To try to diversify its security alliances in light of Russia’s all-consuming war on Ukraine, Tajikistan has sought to expand ties to its fellow Persian-speaking neighbor, Iran. Tehran and Dushanbe share their assessment of the Taliban as a significant threat, and both countries have a history of supporting Afghan Tajiks against the group. Forces from the Taliban and Iranian border forces have clashed in recent months. Tajikistan has a healthy respect for Tehran’s growing strategic capabilities, including the missile and armed drone force that Tehran has used to significant effect against Saudi Arabia and other adversaries, launched both directly and by Iranian allies. On May 17, Iran and Tajikistan sought to send a clear message to the Taliban, as well as to other regional adversaries of Tehran, when the Chief of Staff of the Iranian Armed Forces Major Gen. Mohammad Hossein Baqeri visited Dushanbe to inaugurate a factory manufacturing Iran’s Ababil-2 military drones.
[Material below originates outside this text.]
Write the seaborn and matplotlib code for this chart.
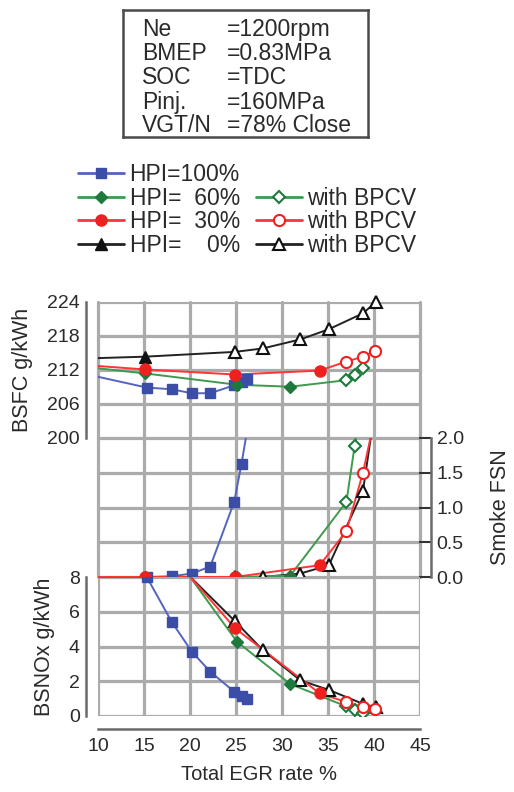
import matplotlib
matplotlib.use("Agg")
import matplotlib.pyplot as plt
import seaborn as sns
from matplotlib.lines import Line2D

# Total EGR rate (%) of each measured point, one list per HPI setting
egr_100 = [15.3, 18.0, 20.2, 22.2, 24.8, 25.6, 26.2]
egr_60 = [15.1, 25.1, 30.9, 37.0, 37.9, 38.8]
egr_30 = [15.1, 24.9, 34.1, 37.0, 38.8, 40.1]
egr_0 = [15.1, 24.9, 27.9, 32.0, 35.1, 38.8, 40.2]
# how many of the leading points are without BPCV (the rest are "with BPCV")
n_plain = [7, 3, 3, 1]

bsfc_100 = [208.9, 208.6, 207.9, 207.9, 209.3, 209.9, 210.5]
bsfc_60 = [211.4, 209.4, 209.05, 210.2, 211.1, 212.3]
bsfc_30 = [212.1, 211.2, 211.9, 213.5, 214.35, 215.4]
bsfc_0 = [214.35, 215.2, 215.8, 217.4, 219.2, 222.0, 224.0]

smoke_100 = [0.0, 0.01, 0.05, 0.15, 1.08, 1.63, 2.1]
smoke_60 = [0.0, 0.0, 0.02, 1.08, 1.89, 2.6]
smoke_30 = [0.0, 0.0, 0.17, 0.66, 1.5, 2.3]
smoke_0 = [0.0, 0.0, 0.0, 0.05, 0.17, 1.24, 2.5]

nox_100 = [8.0, 5.43, 3.7, 2.55, 1.4, 1.15, 0.96]
nox_60 = [11.6, 4.28, 1.84, 0.55, 0.35, 0.15]
nox_30 = [11.0, 5.05, 1.3, 0.8, 0.5, 0.42]
nox_0 = [10.6, 5.45, 3.8, 2.05, 1.5, 0.7, 0.5]

# where the fitted curves enter at the left edge of the chart
egr_edge = 10
edge_bsfc = [210.8, 212.3, 212.7, 214.1]
edge_smoke = [0.0, 0.0, 0.0, 0.0]
edge_nox = [8.0, 8.0, 8.0, 8.0]

hpi_labels = ["HPI=100%", "HPI=  60%", "HPI=  30%", "HPI=    0%"]
bpcv_label = "with BPCV"

cond_keys = ["Ne", "BMEP", "SOC", "Pinj.", "VGT/N"]
cond_vals = ["=1200rpm", "=0.83MPa", "=TDC", "=160MPa", "=78% Close"]

egr_ticks = [10, 15, 20, 25, 30, 35, 40, 45]
bsfc_ticks = [200, 206, 212, 218, 224]
smoke_ticks = [0.0, 0.5, 1.0, 1.5, 2.0]
nox_ticks = [0, 2, 4, 6, 8]

# styling per group: marker, marker colour, line colour, marker size
marks = ["s", "D", "o", "^"]
mcolors = ["#3b4da6", "#1d7a3c", "#ee2020", "#111111"]
lcolors = ["#5464bd", "#3e9a4c", "#ff3535", "#222222"]
msizes = [7.5, 6.5, 8.0, 8.5]

sns.set_theme(style="white")
plt.rcParams["font.family"] = ["Liberation Sans", "DejaVu Sans"]
tcol = "#2a2a2a"

fig = plt.figure(figsize=(5.14, 7.92), dpi=100)
W_px, H_px = 514, 792


def rect(x0, y0, x1, y1):
    return [x0 / W_px, 1 - y1 / H_px, (x1 - x0) / W_px, (y1 - y0) / H_px]


ax_b = fig.add_axes(rect(98, 302, 420, 438))
ax_s = fig.add_axes(rect(98, 438, 420, 577))
ax_n = fig.add_axes(rect(98, 577, 420, 716))

egr = [egr_100, egr_60, egr_30, egr_0]
panels = [
    (ax_b, [bsfc_100, bsfc_60, bsfc_30, bsfc_0], edge_bsfc),
    (ax_s, [smoke_100, smoke_60, smoke_30, smoke_0], edge_smoke),
    (ax_n, [nox_100, nox_60, nox_30, nox_0], edge_nox),
]

gcol = "#ababab"
for ax in (ax_b, ax_s, ax_n):
    ax.set_xlim(10, 45)
    ax.set_xticks(egr_ticks)
    for s in ax.spines.values():
        s.set_visible(False)
    ax.grid(True, color=gcol, lw=2.3)
    ax.set_axisbelow(True)

ax_b.set_ylim(200, 224)
ax_b.set_yticks(bsfc_ticks)
ax_s.set_ylim(0, 2)
ax_s.set_yticks(smoke_ticks)
ax_s.set_yticklabels([f"{v:.1f}" for v in smoke_ticks])
ax_n.set_ylim(0, 8)
ax_n.set_yticks(nox_ticks)

for ax in (ax_b, ax_s, ax_n):
    for gl in ax.get_xgridlines() + ax.get_ygridlines():
        gl.set_clip_on(False)

order = [0, 3, 1, 2]
for ax, ys, edge in panels:
    for i in order:
        xs = [egr_edge] + egr[i]
        yv = [edge[i]] + ys[i]
        sns.lineplot(x=xs, y=yv, sort=False, color=lcolors[i], lw=1.4,
                     ax=ax, legend=False, estimator=None)
        n = n_plain[i]
        clip = ax is not ax_b
        ax.plot(egr[i][:n], ys[i][:n], ls="none", marker=marks[i],
                ms=msizes[i], mfc=mcolors[i], mec=mcolors[i], zorder=4,
                clip_on=clip)
        ax.plot(egr[i][n:], ys[i][n:], ls="none", marker=marks[i],
                ms=msizes[i], mfc="white", mec=mcolors[i], mew=1.5,
                zorder=4, clip_on=clip)

spcol = "#6a6a6a"
ax_b.spines["left"].set_visible(True)
ax_b.spines["left"].set_position(("outward", 9))
ax_n.spines["left"].set_visible(True)
ax_n.spines["left"].set_position(("outward", 9))
ax_n.spines["bottom"].set_visible(True)
ax_n.spines["bottom"].set_position(("outward", 9))
ax_s.spines["right"].set_visible(True)
ax_s.spines["right"].set_position(("outward", 8))
for ax in (ax_b, ax_s, ax_n):
    for s in ax.spines.values():
        s.set_color(spcol)
        s.set_linewidth(1.8)
    ax.tick_params(axis="both", direction="in", length=9, width=1.5,
                   color="#333333", labelsize=14, labelcolor=tcol, pad=4)

ax_b.tick_params(axis="x", bottom=False, labelbottom=False)
ax_s.tick_params(axis="x", bottom=False, labelbottom=False)
ax_s.yaxis.tick_right()
ax_s.yaxis.set_label_position("right")
ax_n.tick_params(axis="x", pad=7)

ax_b.set_ylabel("BSFC g/kWh", fontsize=15.5, color=tcol, labelpad=10)
ax_n.set_ylabel("BSNOx g/kWh", fontsize=15.5, color=tcol, labelpad=10)
ax_s.set_ylabel("Smoke FSN", fontsize=15.5, color=tcol, labelpad=19)
ax_n.set_xlabel("Total EGR rate %", fontsize=14.5, color=tcol, labelpad=7)

# operating condition box
box = fig.add_axes(rect(123, 10, 368, 137))
box.set_xticks([])
box.set_yticks([])
for s in box.spines.values():
    s.set_visible(True)
    s.set_color("#4a4a4a")
    s.set_linewidth(1.8)
row_y = [0.85, 0.66, 0.465, 0.275, 0.09]
for k, v, y in zip(cond_keys, cond_vals, row_y):
    box.text(0.078, y, k, fontsize=16.5, color=tcol, va="center")
    box.text(0.425, y, v, fontsize=16.5, color=tcol, va="center")

# legend
handles, labels = [], []
for i in range(4):
    handles.append(Line2D([], [], color=lcolors[i], lw=2, marker=marks[i],
                          ms=msizes[i], mfc=mcolors[i], mec=mcolors[i]))
    labels.append(hpi_labels[i])
handles.append(Line2D([], [], alpha=0))
labels.append("")
for i in range(1, 4):
    handles.append(Line2D([], [], color=lcolors[i], lw=2, marker=marks[i],
                          ms=msizes[i], mfc="white", mec=mcolors[i], mew=1.5))
    labels.append(bpcv_label)
fig.legend(handles, labels, ncol=2, loc="upper left",
           bbox_to_anchor=(78 / W_px, 1 - 163 / H_px), frameon=False,
           borderpad=0, borderaxespad=0, handlelength=2.0,
           handletextpad=0.25, columnspacing=0.7, labelspacing=0.03,
           fontsize=16.5, labelcolor=tcol)

fig.savefig("out.png", dpi=100)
Iranian media pointedly portrayed the drone factory as the core of an expanded bilateral security relationship between Iran and Tajikistan by stating: “the production of Iranian Ababil-2 UAVs [unmanned aerial vehicles] in Tajikistan is considered as part of plans for the expansion of military and defense cooperation between the two Persian-speaking nations.” Iran and Tajikistan hope that their expanding partnership motivates the Taliban to make every effort possible to prevent militants from conducting attacks across Afghanistan’s borders. However, the Taliban might react to Iran and Afghanistan by cracking down on all ethnic Tajiks within Afghanistan’s borders—a response that would surely escalate tensions between Kabul, Tehran, and Dushanbe.